I believe the above is all established physics. What I haven't seen is anyone drawing the (IMHO) obvious conclusions of the above points with respect to more philosophical concepts such as determinism/nondeterminism, so the following rather counts more as my own opinions. It is however perfectly possible that this just happens to coincide with one of the standard interpretations of QM — a lot of them seem to have rather illogical names, so it is quite likely that I would fail to find this even if I spent a month looking for it.
There is a paradox present in the ordinary description of quantum mechanics, in that quantum systems are supposed to evolve unitarily — a property stronger than deterministically in that not only is the future completely determined by the present, but the past is also so determined, since everything is reversible (no information is ever created or destroyed, just rearranged) — until a measurement occurs, at which point the system makes a random transition that creates new information (result of measurement) and destroys old (actual state before measurement). This is a paradox because the physics laboratories in which such measurements happen are built up from matter that supposedly interacts in ways that obey the unitary laws of quantum mechanics — if at the micro scale everything is unitary, then how can it fail to be so also at the macro scale?!?
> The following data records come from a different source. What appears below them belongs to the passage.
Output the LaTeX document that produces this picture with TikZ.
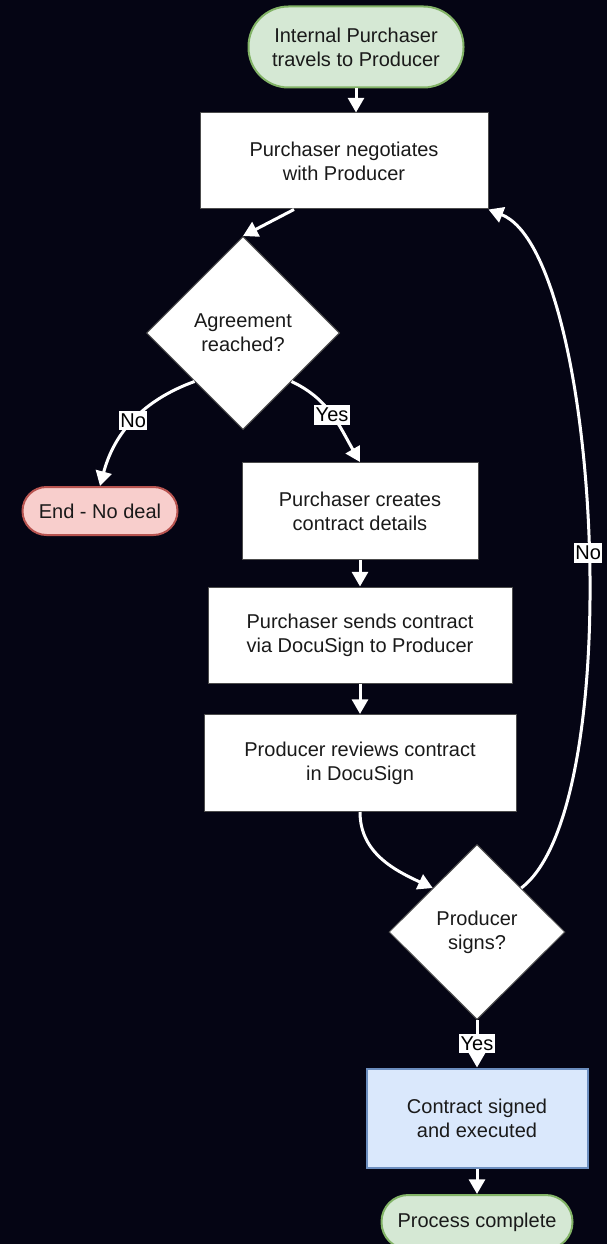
\documentclass[tikz,border=0pt]{standalone}
\usepackage{fontspec}
\setmainfont{Liberation Sans}
\usetikzlibrary{arrows.meta}
\usetikzlibrary{shapes.geometric}
\definecolor{bg}{HTML}{050514}
\definecolor{fg}{HTML}{FFFFFF}
\definecolor{tx}{HTML}{1A1A1A}
\definecolor{gf}{HTML}{D5E8D4}
\definecolor{gs}{HTML}{82B366}
\definecolor{rf}{HTML}{F8CECC}
\definecolor{rs}{HTML}{B85450}
\definecolor{bf}{HTML}{DAE8FC}
\definecolor{bs}{HTML}{6C8EBF}

\tikzset{
  box/.style={draw=black!70, line width=0.75pt, fill=fg, text=tx, align=center,
    inner sep=0pt, font=\fontsize{15pt}{18pt}\selectfont},
  term/.style={box, line width=1.5pt},
  decide/.style={box, diamond, aspect=1},
  flow/.style={draw=fg, line width=2.25pt, -{Triangle[length=11pt, width=12pt]}},
  lbl/.style={fill=fg, text=black, inner xsep=1pt, inner ysep=2pt,
    font=\fontsize{15pt}{17pt}\selectfont}
}

\begin{document}
\begin{tikzpicture}[x=0.75pt, y=0.75pt]

  % Background
  \fill[bg] (0,0) rectangle (607,-1244);
  \useasboundingbox (0,0) rectangle (607,-1244);

  % Start
  \node[term, fill=gf, draw=gs, minimum width=161.25pt, minimum height=60.75pt,
    rounded corners=30pt] (start) at (356,-47) {Internal Purchaser\\travels to Producer};

  % Negotiation
  \node[box, minimum width=216pt, minimum height=72pt] (nego) at (344,-161)
    {Purchaser negotiates\\with Producer};
  \node[decide, minimum width=144.75pt, minimum height=144.75pt] (agree) at (243,-333)
    {Agreement\\reached?};

  % No deal
  \node[term, fill=rf, draw=rs, minimum width=116.25pt, minimum height=36pt,
    rounded corners=18pt] (nodeal) at (100,-511) {End - No deal};

  % Contract
  \node[box, minimum width=177pt, minimum height=72.75pt] (create) at (360,-511)
    {Purchaser creates\\contract details};
  \node[box, minimum width=228pt, minimum height=72pt] (send) at (360,-635)
    {Purchaser sends contract\\via DocuSign to Producer};
  \node[box, minimum width=234pt, minimum height=72.75pt] (review) at (360,-763)
    {Producer reviews contract\\in DocuSign};

  % Signing
  \node[decide, minimum width=132pt, minimum height=131.25pt] (signs) at (477,-932)
    {Producer\\signs?};
  \node[box, fill=bf, draw=bs, line width=1.5pt, minimum width=165.75pt, minimum height=74.25pt]
    (signed) at (477,-1118) {Contract signed\\and executed};
  \node[term, fill=gf, draw=gs, minimum width=143.25pt, minimum height=40.5pt,
    rounded corners=20pt] (done) at (477,-1222) {Process complete};

  % Connectors
  \draw[flow] (start.south) -- (start.south |- nego.north);
  \draw[flow] ([xshift=-37.5pt]nego.south) -- (agree.north);
  \draw[flow] (agree.south west) to[out=200, in=75] node[lbl] {No} (nodeal.north);
  \draw[flow] (agree.south east) to[out=-25, in=120] node[lbl] {Yes} (create.north);
  \draw[flow] (create) -- (send);
  \draw[flow] (send) -- (review);
  \draw[flow] (review.south) to[out=-90, in=155] (signs.north west);
  \draw[flow] (signs.north east) .. controls +(108,82) and +(112,-44) ..
    node[lbl, pos=0.48] {No} (nego.south east);
  \draw[flow] (signs) -- node[lbl] {Yes} (signed);
  \draw[flow] (signed) -- (done);
\end{tikzpicture}
\end{document}
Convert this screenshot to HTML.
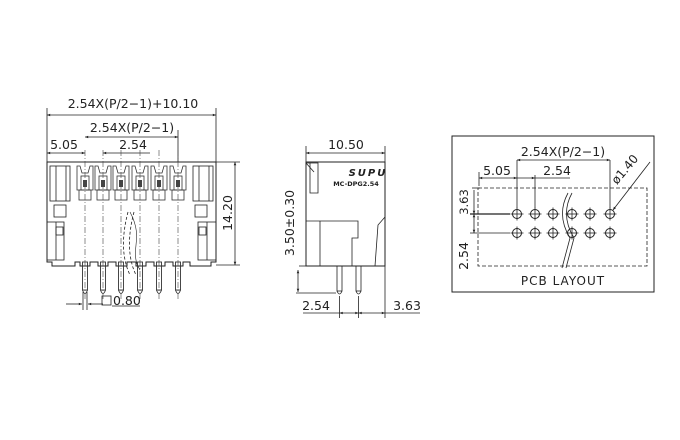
<!DOCTYPE html>
<html><head><meta charset="utf-8"><style>
html,body{margin:0;padding:0;background:#fff;}
svg{display:block;}
text{font-family:"DejaVu Sans","Liberation Sans",sans-serif;fill:#222;}
</style></head><body>
<svg width="680" height="440" viewBox="0 0 680 440" xmlns="http://www.w3.org/2000/svg">
<defs>
<marker id="a" viewBox="0 0 10 10" refX="10" refY="5" markerWidth="6" markerHeight="4" orient="auto-start-reverse"><path d="M0,1 L10,5 L0,9 z" fill="#222"/></marker>
<g id="slot">
 <path d="M-8,166 L-8,190 L8,190 L8,166 L5,166 L3,173 L-3,173 L-5,166 Z" fill="none" stroke="#333" stroke-width="0.8"/>
 <rect x="-4" y="176" width="8" height="14" fill="none" stroke="#333" stroke-width="0.8"/>
 <rect x="-2" y="180" width="4" height="7" fill="#444"/>
 <rect x="-6" y="190" width="12" height="10" fill="none" stroke="#333" stroke-width="0.8"/>
 <rect x="-2.5" y="262" width="5" height="28" fill="none" stroke="#333" stroke-width="0.9"/>
 <path d="M-2.5,290 Q0,297 2.5,290" fill="none" stroke="#333" stroke-width="0.9"/>
 <line x1="0" y1="150" x2="0" y2="300" stroke="#444" stroke-width="0.6" stroke-dasharray="6,2,1,2"/>
</g>
<g id="hole"><circle r="4.5" fill="none" stroke="#222" stroke-width="1"/><line x1="-6.5" y1="0" x2="6.5" y2="0" stroke="#222" stroke-width="0.8"/><line x1="0" y1="-6.5" x2="0" y2="6.5" stroke="#222" stroke-width="0.8"/></g>
</defs>
<g stroke="#222" stroke-width="0.8" fill="none">
<!-- LEFT VIEW -->
<line x1="47" y1="108" x2="47" y2="162"/>
<line x1="216" y1="108" x2="216" y2="162"/>
<line x1="47" y1="115" x2="216" y2="115" marker-start="url(#a)" marker-end="url(#a)"/>
<line x1="85" y1="137" x2="178" y2="137" marker-start="url(#a)" marker-end="url(#a)"/>
<line x1="178" y1="130" x2="178" y2="162"/>
<line x1="47" y1="153" x2="85" y2="153" marker-start="url(#a)" marker-end="url(#a)"/>
<line x1="103" y1="153" x2="150" y2="153" marker-start="url(#a)"/>
<line x1="216" y1="162" x2="240" y2="162"/>
<line x1="216" y1="265" x2="240" y2="265"/>
<line x1="235" y1="162" x2="235" y2="265" marker-start="url(#a)" marker-end="url(#a)"/>
<path d="M47,162 L216,162 L216,262 L211,262 L211,266 L190,266 L190,262 L183,262 L183,266 L173,266 L173,262 L165,262 L165,266 L154,266 L154,262 L146,262 L146,266 L136,266 L136,262 L127,262 L127,266 L116,266 L116,262 L108,262 L108,266 L98,266 L98,262 L90,262 L90,266 L80,266 L80,262 L75,262 L75,266 L52,266 L52,262 L47,262 Z" stroke-width="1"/>
<rect x="50" y="166" width="20" height="35"/><line x1="56" y1="166" x2="56" y2="201"/><line x1="66" y1="166" x2="66" y2="201"/>
<rect x="54" y="205" width="12" height="12"/>
<rect x="47" y="222" width="17" height="38"/><line x1="56" y1="222" x2="56" y2="260"/><rect x="56" y="227" width="7" height="8"/>
<rect x="193" y="166" width="20" height="35"/><line x1="199" y1="166" x2="199" y2="201"/><line x1="209" y1="166" x2="209" y2="201"/>
<rect x="195" y="205" width="12" height="12"/>
<rect x="198" y="222" width="18" height="38"/><line x1="207" y1="222" x2="207" y2="260"/><rect x="199" y="227" width="7" height="8"/>
<path d="M128,212 Q118,250 130,275" stroke-dasharray="3,2"/>
<path d="M134,212 Q124,250 136,275" stroke-dasharray="3,2"/>
<path d="M130,212 C145,240 128,250 140,270" stroke-width="0.6"/>
<line x1="66" y1="304" x2="82" y2="304" marker-end="url(#a)"/>
<line x1="103" y1="304" x2="88" y2="304" marker-end="url(#a)"/>
<line x1="83" y1="292" x2="83" y2="310"/><line x1="87" y1="292" x2="87" y2="310"/>
<rect x="102" y="296" width="9" height="9"/>
<line x1="112" y1="306" x2="140" y2="306"/>
</g>
<use href="#slot" x="85"/><use href="#slot" x="103"/><use href="#slot" x="121"/><use href="#slot" x="140"/><use href="#slot" x="159"/><use href="#slot" x="178"/>
<text x="133" y="108" font-size="12.5" text-anchor="middle">2.54X(P/2−1)+10.10</text>
<text x="132" y="132" font-size="12.5" text-anchor="middle">2.54X(P/2−1)</text>
<text x="64" y="149" font-size="12.5" text-anchor="middle">5.05</text>
<text x="133" y="149" font-size="12.5" text-anchor="middle">2.54</text>
<text transform="translate(232,213) rotate(-90)" font-size="12.5" text-anchor="middle">14.20</text>
<text x="113" y="305" font-size="12.5">0.80</text>

<!-- MIDDLE VIEW -->
<g stroke="#222" stroke-width="0.8" fill="none">
<line x1="306" y1="146" x2="306" y2="162"/><line x1="385" y1="146" x2="385" y2="162"/>
<line x1="306" y1="153" x2="385" y2="153" marker-start="url(#a)" marker-end="url(#a)"/>
<rect x="306" y="162" width="79" height="104" stroke-width="1"/>
<path d="M306,163 L318,163 L318,193 L310,193 L310,163"/>
<line x1="306" y1="163" x2="314" y2="172"/>
<path d="M306,221 L358,221 L358,238 L352,238 L352,266"/>
<line x1="320" y1="221" x2="320" y2="266"/>
<path d="M375,266 L378,225 L385,217"/>
<rect x="337" y="266" width="5" height="25"/><path d="M337,291 Q339.5,297 342,291"/>
<rect x="356" y="266" width="5" height="25"/><path d="M356,291 Q358.5,297 361,291"/>
<line x1="299" y1="266" x2="306" y2="266"/>
<line x1="298" y1="270" x2="298" y2="292" marker-start="url(#a)" marker-end="url(#a)"/>
<line x1="296" y1="293" x2="336" y2="293"/>
<line x1="339.5" y1="296" x2="339.5" y2="318"/><line x1="358.5" y1="296" x2="358.5" y2="318"/><line x1="385" y1="266" x2="385" y2="318"/>
<line x1="303" y1="313" x2="339.5" y2="313"/>
<line x1="339.5" y1="313" x2="358.5" y2="313" marker-start="url(#a)" marker-end="url(#a)"/>
<line x1="358.5" y1="313" x2="385" y2="313" marker-start="url(#a)" marker-end="url(#a)"/>
<line x1="385" y1="313" x2="420" y2="313"/>
</g>
<text x="346" y="149" font-size="12.5" text-anchor="middle">10.50</text>
<text x="368" y="176" font-size="10" font-style="italic" font-weight="bold" text-anchor="middle" fill="#555" letter-spacing="2">SUPU</text>
<text x="356" y="186" font-size="6.5" font-weight="bold" text-anchor="middle">MC-DPG2.54</text>
<text transform="translate(294,223) rotate(-90)" font-size="12.5" text-anchor="middle">3.50±0.30</text>
<text x="316" y="310" font-size="12.5" text-anchor="middle">2.54</text>
<text x="407" y="310" font-size="12.5" text-anchor="middle">3.63</text>

<!-- RIGHT VIEW -->
<g stroke="#222" stroke-width="0.8" fill="none">
<rect x="452" y="136" width="202" height="156" stroke-width="1"/>
<rect x="478" y="188" width="169" height="78" stroke-dasharray="4,2"/>
<line x1="517" y1="160" x2="517" y2="208"/><line x1="535" y1="175" x2="535" y2="208"/><line x1="610" y1="160" x2="610" y2="208"/>
<line x1="517" y1="160" x2="610" y2="160" marker-start="url(#a)" marker-end="url(#a)"/>
<line x1="479" y1="172" x2="479" y2="186"/>
<line x1="479" y1="178" x2="517" y2="178" marker-start="url(#a)" marker-end="url(#a)"/>
<line x1="517" y1="178" x2="535" y2="178" marker-end="url(#a)"/>
<line x1="535" y1="178" x2="570" y2="178"/>
<line x1="470" y1="214" x2="510" y2="214" stroke-width="1.2"/>
<line x1="470" y1="233" x2="510" y2="233"/>
<line x1="474" y1="190" x2="474" y2="214" marker-end="url(#a)"/>
<line x1="474" y1="214" x2="474" y2="233" marker-start="url(#a)" marker-end="url(#a)"/>
<line x1="472" y1="188" x2="480" y2="188"/>
<line x1="613" y1="210" x2="650" y2="162" marker-start="url(#a)"/>
<path d="M568,193 Q556,215 570,238 L562,268" />
<path d="M572,193 Q560,215 574,238 L566,268" />
</g>
<use href="#hole" x="517" y="214"/><use href="#hole" x="535" y="214"/><use href="#hole" x="553" y="214"/><use href="#hole" x="572" y="214"/><use href="#hole" x="590" y="214"/><use href="#hole" x="610" y="214"/>
<use href="#hole" x="517" y="233"/><use href="#hole" x="535" y="233"/><use href="#hole" x="553" y="233"/><use href="#hole" x="572" y="233"/><use href="#hole" x="590" y="233"/><use href="#hole" x="610" y="233"/>
<text x="563" y="156" font-size="12.5" text-anchor="middle">2.54X(P/2−1)</text>
<text x="497" y="175" font-size="12.5" text-anchor="middle">5.05</text>
<text x="557" y="175" font-size="12.5" text-anchor="middle">2.54</text>
<text transform="translate(628,172) rotate(-50)" font-size="12" text-anchor="middle">ø1.40</text>
<text transform="translate(468,202) rotate(-90)" font-size="11.5" text-anchor="middle">3.63</text>
<text transform="translate(468,256) rotate(-90)" font-size="12.5" text-anchor="middle">2.54</text>
<text x="563" y="285" font-size="12" text-anchor="middle" letter-spacing="1">PCB LAYOUT</text>
</svg>
</body></html>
One solution is apparent in the idea that measurements happen when you extract classical information from a quantum system. The catch is that in a quantum mechanical universe, there is no such thing as classical information, although at macroscopic scales you can get darn good approximations of it (or at least: so it seems). Consequently measurements cannot exist either (which resolves the paradox), although in interactions between micro and macro systems there has to be something which manages to produce very good approximations of them — maybe the superpositions do not in fact collapse, but rather one of the outcomes get heavily suppressed (somewhat like in Grover's algorithm)? Or more likely, it's down to entanglement with the environment — certainly if you had a quantum system running the usual experiments to test whether the laws of quantum mechanics hold you would get an overwhelming probability for the conclusion 'yes', but low probabilities for any particular outcome in many intermediate stages which anyway aren't important. This is speculation, but speculation that could potentially be examined mathematically: would unitary interactions between macroscopic and microscopic quantum systems behave in ways that approximate the QM laws for "measurements" (for macro systems that approximate classical information processing)?
If they do, this also puts an interesting spin on the matter of QM randomness, since it philosophically comes out pretty much the same as the deterministic pseudorandomness used for cryptography: both rely on external entropy sources (in the quantum case: entangling with the environment) to produce results that come out as effectively random. It's only that in the quantum case this happens spontaneously, whereas in classical computers we need fancy hash algorithms to achieve similar effects.